I have attended several different NRA classes.
Have been fortunate enough to attend classes by Jim jacobe,Wendel Joust ( Stressfire,awesome class and spendy ) Michael Jones,along with others who are by the book NRA instructors that believe in what they do.
I Am also an instructor for basic Pistol,Rifle,Shotgun,Shotshell and Metallic Cartridge Reloading,plus a few other disciplinesas well as a Range Safety Office.
At one time i would volunteer my time with PFTT,( Portland Firearms Training Team )so for me yes it was worth it since i enjoyed the folks i worked with as well as the majority of the people we instructed.
Would recommend looking into a personel insurance policy if you do decide to become an instructor,it is a very good investment if you own anything.
There is monetary investment as well as time,materials are no longer inexpensive as they once were. I have since devoted most of my time to working with Jr. shooters since they are the future of shooting.
If you have any questions,PM me and i wil try to answer best i can.
I did it last year as part of a club program to build and instructor cadre.
Frankly the class was a huge waste of time for everyone the club was putting through. We were all experienced action sport shooters and had back grounds which involved formal training programs as a part of our professions.
All of the materials coming out of the NRA are either very basic or about 10-20 years behind the time.
That said it's about the only way to get teaching credentials which will help to mitigate some of the liability inherent in teaching anything involving firearms and helps get cheap insurance.
It may be a possible stepping stone to some other goal, but using the actual NRA programs for most people is a waste.
I have taken both civilian and law enforcement instructor courses via the N.R.A.. As a training experience, they were all worth the time and effort. Learning to become an instructor is a multi layered education. It's not just about shooting well, but being able to teach and communicate with your students.
The N.R.A. are one small part of the puzzle if you are interested in being an instructor. Should you wish to do that, I would suggest not only the N.R.A. courses, but also take some operator courses, and other instructor courses as well. I have been instructing civilian and law enforcement, and private armed security for ten years, and still consider myself a rookie. I still continue to go to user courses and instructor courses each year.
One instructor course that you should consider is the one put on by Oregon Firearms Academy in Brownsville. They put on a course once a year in the summer that is a week long. On the last day, your practical exam is actually teaching a class of students a defensive handgun course all day. Teaching techniques, firearms safety, communication, shooter improvement, and lesson plans are all part of it. As a course, it reflects some of the N.R.A. Law Enforcement course and also the Oregon requirements for law enforcement. It is a great course.

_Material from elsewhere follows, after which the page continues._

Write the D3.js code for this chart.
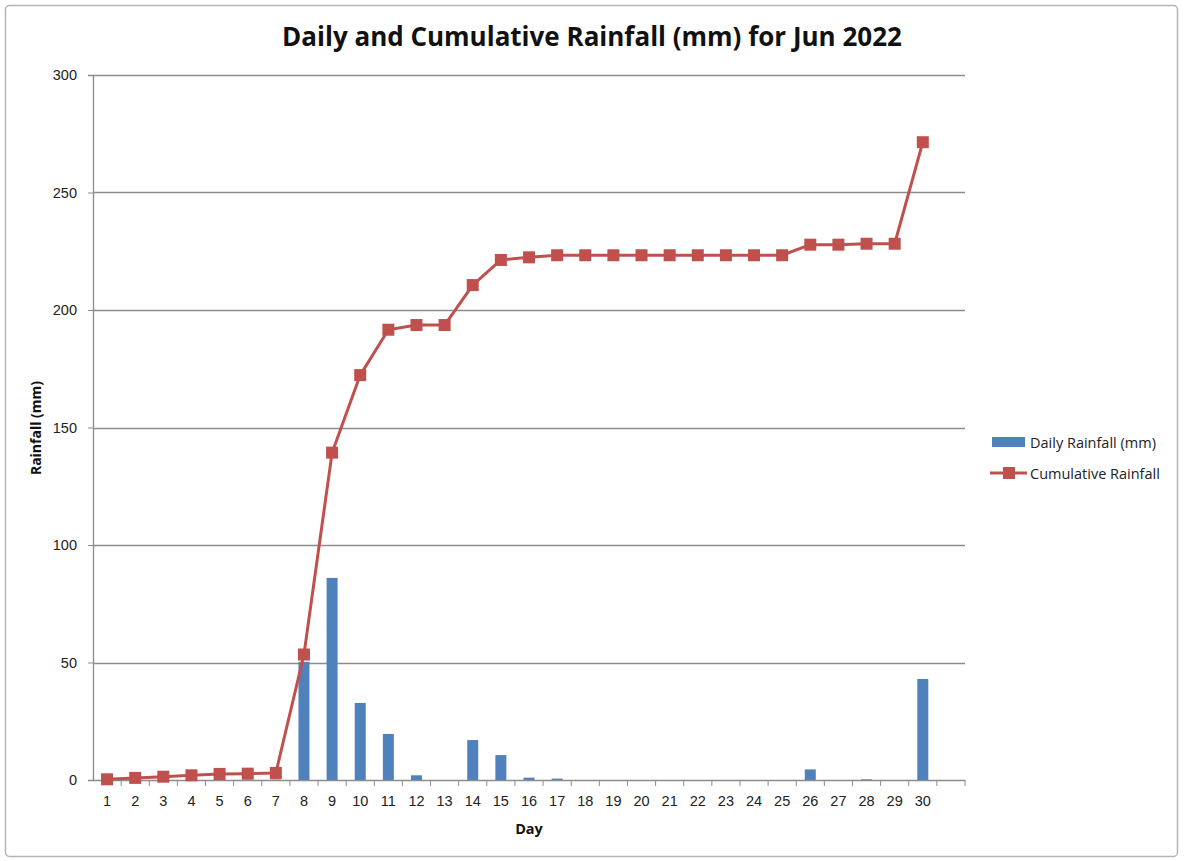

We need as many good instructors as possible to train people how to be safe and protect themselves. I wish you luck on your search for good quality training courses. Remember. No course is a waste of time or money. If you learn even one thing that can help you, or be passed onto your students, it is worth the time and effort you have invested.
I really, really want to become a state-certified instructor, basic safety/ccl requirement fulfillment to start, then move along from there. I've got a 'disability' (MAN how I hate that word...), so I'd like to direct my energies towards making no-attitude instruction( * ) available to others with physical issues, those who've had bad experiences with some of our less-friendly firearm enthusiasts, women, and others who might have whatever kind of issues with firearms in general.
I reckon I'll start with the NRA instructor training classes then pursue other courses... reality being that though I'm an NRA member, many people who own or want to own firearms/get training/get a ccl don't want to have anything to do with the NRA for whatever reason. But I reckon we'd all like to have MORE law-abiding people trained in the proper, safe use of firearms... I've taught audio engineering seminars/private lessons off & on for ages, and for sure teaching others a skill-set takes practice. And I know I'll need all the practice I can get to teach firearm safety clearly and concisely.
I too would appreciate any suggestions you all might have.
(*I don't mean to imply that the average instructor has 'attitude'-- the few training classes I've taken so far have been fantastic.)